Classical mathematics majors may also use MATH 206, MATH 216, MATH 226, or MATH 416 to satisfy the requirement. Additionally, students choosing this option may not use the applied math course as one of the elective courses required for the major.

**Depth Requirement**

Majors are expected to attain a depth of study within mathematics, as well as breadth. Therefore majors should earn credit in one of four two-course upper-level sequences:

- MATH 335/435 Abstract Algebra I & II
- MATH 341/441 Real Analysis I & II
- MATH 336/436 Probability and Mathematical Statistics
- MATH 336/416 Probability and Linear Regression Models

Other two-course sequences may satisfy the requirement with approval from the Department.

The Senior Exercise begins promptly in the fall of the senior year with independent study on a topic of interest to the student and approved by the Department.
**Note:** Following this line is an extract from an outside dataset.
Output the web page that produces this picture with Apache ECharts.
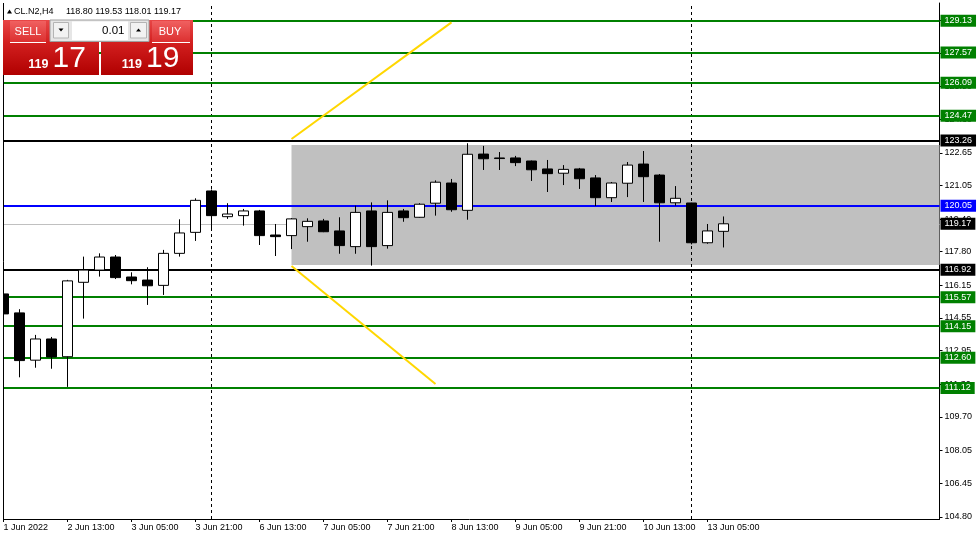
<!DOCTYPE html>
<html><head><meta charset="utf-8">
<script src="https://cdn.jsdelivr.net/npm/echarts@6/dist/echarts.min.js"></script>
<style>html,body{margin:0;padding:0;background:#fff}#c{width:979px;height:540px}</style>
</head><body><div id="c"></div>
<script>
// ---- data ----
const categories = [
 '1 Jun 21:00',
 '2 Jun 01:00','2 Jun 05:00','2 Jun 09:00','2 Jun 13:00','2 Jun 17:00','2 Jun 21:00',
 '3 Jun 01:00','3 Jun 05:00','3 Jun 09:00','3 Jun 13:00','3 Jun 17:00','3 Jun 21:00',
 '6 Jun 01:00','6 Jun 05:00','6 Jun 09:00','6 Jun 13:00','6 Jun 17:00','6 Jun 21:00',
 '7 Jun 01:00','7 Jun 05:00','7 Jun 09:00','7 Jun 13:00','7 Jun 17:00','7 Jun 21:00',
 '8 Jun 01:00','8 Jun 05:00','8 Jun 09:00','8 Jun 13:00','8 Jun 17:00','8 Jun 21:00',
 '9 Jun 01:00','9 Jun 05:00','9 Jun 09:00','9 Jun 13:00','9 Jun 17:00','9 Jun 21:00',
 '10 Jun 01:00','10 Jun 05:00','10 Jun 09:00','10 Jun 13:00','10 Jun 17:00','10 Jun 21:00',
 '13 Jun 01:00','13 Jun 05:00','13 Jun 09:00','13 Jun 13:00','13 Jun 17:00','13 Jun 21:00',
 '14 Jun 01:00','14 Jun 05:00','14 Jun 09:00','14 Jun 13:00','14 Jun 17:00','14 Jun 21:00',
 '15 Jun 01:00','15 Jun 05:00','15 Jun 09:00','15 Jun 13:00'
];
const opens  = [115.73,114.80,112.48,113.52,112.65,116.30,116.90,117.54,116.56,116.41,116.15,117.72,118.75,120.78,119.52,119.57,119.80,118.62,118.59,119.03,119.31,118.82,118.05,119.80,118.10,119.80,119.49,120.18,121.17,119.83,122.59,122.40,122.40,122.25,121.86,121.65,121.86,121.42,120.45,121.16,122.10,121.56,120.20,120.19,118.24,118.80];
const highs  = [116.12,114.98,113.72,113.62,116.42,117.56,117.72,117.64,116.79,117.04,117.89,119.39,120.42,120.85,120.18,119.90,119.85,119.16,119.45,119.44,119.41,119.49,120.06,120.22,120.32,119.90,120.18,121.30,121.37,123.12,122.99,122.69,122.50,122.27,122.30,122.05,121.91,121.56,121.22,122.20,122.74,121.61,121.02,120.20,119.16,119.53];
const lows   = [114.60,111.64,112.11,112.06,111.17,114.52,116.58,116.46,116.20,115.19,115.68,117.56,118.33,118.92,119.41,119.08,118.13,117.59,117.93,118.29,118.76,117.70,117.70,117.12,117.95,119.27,119.47,119.57,119.76,119.37,121.81,121.81,122.00,121.27,120.73,121.07,120.88,120.04,120.24,120.48,120.24,118.29,120.06,118.16,118.19,118.01];
const closes = [114.75,112.46,113.52,112.64,116.37,116.90,117.54,116.53,116.38,116.13,117.72,118.72,120.32,119.57,119.65,119.80,118.59,118.54,119.41,119.29,118.78,118.10,119.73,118.05,119.73,119.47,120.13,121.21,119.86,122.58,122.36,122.37,122.17,121.82,121.63,121.84,121.38,120.45,121.17,122.05,121.48,120.20,120.42,118.24,118.82,119.17];

const xTickIndex  = [0,4,8,12,16,20,24,28,32,36,40,44];
const xTickLabels = ['1 Jun 2022','2 Jun 13:00','3 Jun 05:00','3 Jun 21:00','6 Jun 13:00','7 Jun 05:00','7 Jun 21:00','8 Jun 13:00','9 Jun 05:00','9 Jun 21:00','10 Jun 13:00','13 Jun 05:00'];
const yTickValues = [104.80,106.45,108.05,109.70,111.30,112.95,114.55,116.15,117.80,119.40,121.05,122.65,124.30,125.90,127.55,129.15];

const greenLevels = [129.13,127.57,126.09,124.47,115.57,114.15,112.60,111.12];
const blackLevels = [123.26,116.92];
const blueLevel = 120.05;
const bidPrice = 119.17;
const askPrice = 119.19;
const boxStartIndex = 18;
const boxTop = 123.03;
const boxBottom = 117.15;
const separatorIndex = [13,43];
const trendUpper = [[18,123.33],[28,129.05]];
const trendLower = [[18,117.10],[27,111.31]];
const symbolTitle = 'CL.N2,H4';
const lastOHLC = [118.80,119.53,118.01,119.17];

// ---- chart ----
const FONT = 'Liberation Sans';
const chart = echarts.init(document.getElementById('c'), null, {renderer:'canvas'});
const candleData = opens.map((o,i)=>[o, closes[i], lows[i], highs[i]]);

const levelLines = [];
levelLines.push({yAxis: bidPrice, lineStyle:{color:'#c0c0c0', width:1, type:'solid'}, label:{backgroundColor:'#000'}});
greenLevels.forEach(v=>levelLines.push({yAxis:v, lineStyle:{color:'#008000', width:2, type:'solid'}, label:{backgroundColor:'#008000'}}));
blackLevels.forEach(v=>levelLines.push({yAxis:v, lineStyle:{color:'#000000', width:2, type:'solid'}, label:{backgroundColor:'#000'}}));
levelLines.push({yAxis: blueLevel, lineStyle:{color:'#0000ff', width:2, type:'solid'}, label:{backgroundColor:'#0000ff'}});

const redGrad = () => new echarts.graphic.LinearGradient(0,0,0,1,[{offset:0,color:'#e84646'},{offset:0.4,color:'#d32020'},{offset:1,color:'#b00000'}]);
const btnGrad = () => new echarts.graphic.LinearGradient(0,0,0,1,[{offset:0,color:'#f06060'},{offset:1,color:'#dc3030'}]);

const option = {
  animation: false,
  backgroundColor: '#ffffff',
  grid: {left: -4.5, right: 39.5, top: 3, bottom: 21, containLabel: false, outerBoundsMode: 'none'},
  xAxis: {
    type: 'category', data: categories, boundaryGap: true,
    axisLine: {show: true, lineStyle: {color:'#000', width:1}},
    axisTick: {show: true, alignWithLabel: true, length: 3, interval: (i)=>xTickIndex.includes(i), lineStyle:{color:'#000'}},
    axisLabel: {show: true, interval: (i)=>xTickIndex.includes(i), align:'left', margin: 4,
      formatter: (v,i)=>{const k = xTickIndex.indexOf(i); return k>=0 ? xTickLabels[k] : '';},
      color:'#000', fontSize: 9, fontFamily: FONT, hideOverlap: false},
    splitLine: {show:false}
  },
  yAxis: {
    type: 'value', position: 'right', min: 104.69, max: 130.0, scale: true,
    axisLine: {show: true, lineStyle: {color:'#000', width:1}},
    axisTick: {show: true, length: 3, customValues: yTickValues, lineStyle:{color:'#000'}},
    axisLabel: {show: true, customValues: yTickValues, formatter: v=>Number(v).toFixed(2), color:'#000', fontSize: 9, fontFamily: FONT, margin: 5},
    splitLine: {show:false}
  },
  series: [
    {
      type: 'line', data: [], z: 1, clip: false, silent: true,
      markArea: {
        silent: true, z: 1,
        itemStyle: {color:'#c0c0c0', opacity: 1},
        label: {show:false},
        data: [[{xAxis: categories[boxStartIndex], yAxis: boxTop}, {yAxis: boxBottom}]]
      },
      markLine: {
        silent: true, z: 1, symbol: ['none','none'],
        label: {show:false},
        lineStyle: {color:'#000', width:1, type:[3,3]},
        data: separatorIndex.map(i=>({xAxis: categories[i]}))
      }
    },
    {
      type: 'line', data: [], z: 2, clip: false, silent: true,
      markLine: {
        silent: true, z: 2, symbol: ['none','none'],
        label: {show:true, position:'end', distance: 1, color:'#fff', fontSize: 9, fontFamily: FONT,
                padding:[2,4,1,4], formatter: p=>Number(p.value).toFixed(2)},
        data: levelLines
      }
    },
    {
      type: 'line', data: [], z: 2, clip: false, silent: true,
      markLine: {
        silent: true, z: 2, symbol: ['none','none'],
        label: {show:false},
        lineStyle: {color:'#ffd700', width:2, type:'solid'},
        data: [
          [{coord:[categories[trendUpper[0][0]], trendUpper[0][1]]},{coord:[categories[trendUpper[1][0]], trendUpper[1][1]]}],
          [{coord:[categories[trendLower[0][0]], trendLower[0][1]]},{coord:[categories[trendLower[1][0]], trendLower[1][1]]}]
        ]
      }
    },
    {
      type: 'candlestick', data: candleData, z: 3, barWidth: 10, silent: true,
      itemStyle: {color:'#ffffff', color0:'#000000', borderColor:'#000000', borderColor0:'#000000', borderColorDoji:'#000000', borderWidth: 1}
    }
  ],
  graphic: [
    {type:'rect', z:100, silent:true, shape:{x:0,y:0,width:3,height:522}, style:{fill:'#fff'}},
    {type:'line', z:101, silent:true, shape:{x1:3.5,y1:3,x2:3.5,y2:519.5}, style:{stroke:'#000', lineWidth:1}},
    // title
    {type:'polygon', z:110, silent:true, shape:{points:[[7,13.5],[12,13.5],[9.5,9.5]]}, style:{fill:'#000'}},
    {type:'text', z:110, silent:true, x:14, y:11.5, style:{text:symbolTitle, font:'9px "Liberation Sans"', fill:'#000', verticalAlign:'middle'}},
    {type:'text', z:110, silent:true, x:66, y:11.5, style:{text:lastOHLC.map(v=>v.toFixed(2)).join(' '), font:'9px "Liberation Sans"', fill:'#000', verticalAlign:'middle'}},
    // sell panel
    {type:'rect', z:110, silent:true, shape:{x:3,y:20,width:96,height:55}, style:{fill:redGrad()}},
    {type:'rect', z:111, silent:true, shape:{x:10,y:21,width:36,height:21}, style:{fill:btnGrad()}},
    {type:'line', z:112, silent:true, shape:{x1:10,y1:42.5,x2:46,y2:42.5}, style:{stroke:'#fff', lineWidth:1}},
    {type:'text', z:112, silent:true, x:28, y:31.5, style:{text:'SELL', font:'11px "Liberation Sans"', fill:'#fff', align:'center', verticalAlign:'middle'}},
    // buy panel
    {type:'rect', z:110, silent:true, shape:{x:101,y:20,width:92,height:55}, style:{fill:redGrad()}},
    {type:'rect', z:111, silent:true, shape:{x:152,y:21,width:38,height:21}, style:{fill:btnGrad()}},
    {type:'line', z:112, silent:true, shape:{x1:152,y1:42.5,x2:190,y2:42.5}, style:{stroke:'#fff', lineWidth:1}},
    {type:'text', z:112, silent:true, x:170, y:31.5, style:{text:'BUY', font:'11px "Liberation Sans"', fill:'#fff', align:'center', verticalAlign:'middle'}},
    // lot control
    {type:'rect', z:113, silent:true, shape:{x:50,y:20,width:99,height:21.5}, style:{fill:'#e6e6e6', stroke:'#a0a0a0', lineWidth:1}},
    {type:'rect', z:114, silent:true, shape:{x:53.5,y:22.5,width:15,height:15.5}, style:{fill:'#f2f2f2', stroke:'#b4b4b4', lineWidth:1}},
    {type:'polygon', z:115, silent:true, shape:{points:[[58.5,28.5],[63.5,28.5],[61,31.5]]}, style:{fill:'#000'}},
    {type:'rect', z:114, silent:true, shape:{x:72,y:21.5,width:56,height:18.5}, style:{fill:'#ffffff'}},
    {type:'text', z:115, silent:true, x:124.5, y:30.5, style:{text:'0.01', font:'11.5px "Liberation Sans"', fill:'#000', align:'right', verticalAlign:'middle'}},
    {type:'rect', z:114, silent:true, shape:{x:130.5,y:22.5,width:16,height:15.5}, style:{fill:'#f2f2f2', stroke:'#b4b4b4', lineWidth:1}},
    {type:'polygon', z:115, silent:true, shape:{points:[[136,31.5],[141,31.5],[138.5,28.5]]}, style:{fill:'#000'}},
    // prices
    {type:'text', z:112, silent:true, x:48.5, y:64.5, style:{text:String(Math.floor(bidPrice)), font:'bold 12.5px "Liberation Sans"', fill:'#fff', align:'right', verticalAlign:'middle'}},
    {type:'text', z:112, silent:true, x:52.5, y:59, style:{text:bidPrice.toFixed(2).split('.')[1], font:'30px "Liberation Sans"', fill:'#fff', align:'left', verticalAlign:'middle'}},
    {type:'text', z:112, silent:true, x:142, y:64.5, style:{text:String(Math.floor(askPrice)), font:'bold 12.5px "Liberation Sans"', fill:'#fff', align:'right', verticalAlign:'middle'}},
    {type:'text', z:112, silent:true, x:146, y:59, style:{text:askPrice.toFixed(2).split('.')[1], font:'30px "Liberation Sans"', fill:'#fff', align:'left', verticalAlign:'middle'}}
  ]
};
chart.setOption(option);
</script>
</body></html>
The independent study culminates in the writing of a paper which is due in November. (Juniors are encouraged to begin thinking about possible topics before they leave for the summer.) Students are also required to take the Major Field Test in Mathematics produced by the Educational Testing Service. Evaluation of the Senior Exercise is based on the student's performance on the paper and the standardized exam. A detailed guide on the Senior Exercise is available on the math department Web site under the link "mathematics academic program."

There are two minors in mathematics. Each minor deals with core material of a part of the discipline, and each reflects the logically structured nature of mathematics through a pattern of prerequisites. A minor consists of satisfactory completion of the courses indicated.

The calculus sequence MATH 111, 112, 213, and four courses from the following: MATH 105, 106, 108, 116, 118, 128, 222, 224, 227, 230, 232, 236, 258, 324, 327, 328, 333, 335, 336, 341, 347, 352, 416, 435, 441, 460. (Students may count at most one of the following: MATH 105, 106, 108, 116, 118, and 128.) Other courses numbered 200 or above (e.g. special topics courses) may be counted with the consent of the department.

Five courses in statistics from the following: MATH 106 or 116, 206, 216, 226, 236, 336, 416, 436. (Students may count at most one statistics course from another department. For example, ECON 375 or PSYC 200 may be substituted for one of the courses listed above.)

Our goal is to provide a solid introduction to basic statistical methods, including data analysis, design and analysis of experiments, statistical inference, and statistical models, using professional software such as Minitab, SAS, and Maple.

Deviations from the list of approved minor courses must be ratified by the mathematics department. Students considering a minor in mathematics or statistics are urged to speak with a member of the department about the selection of courses.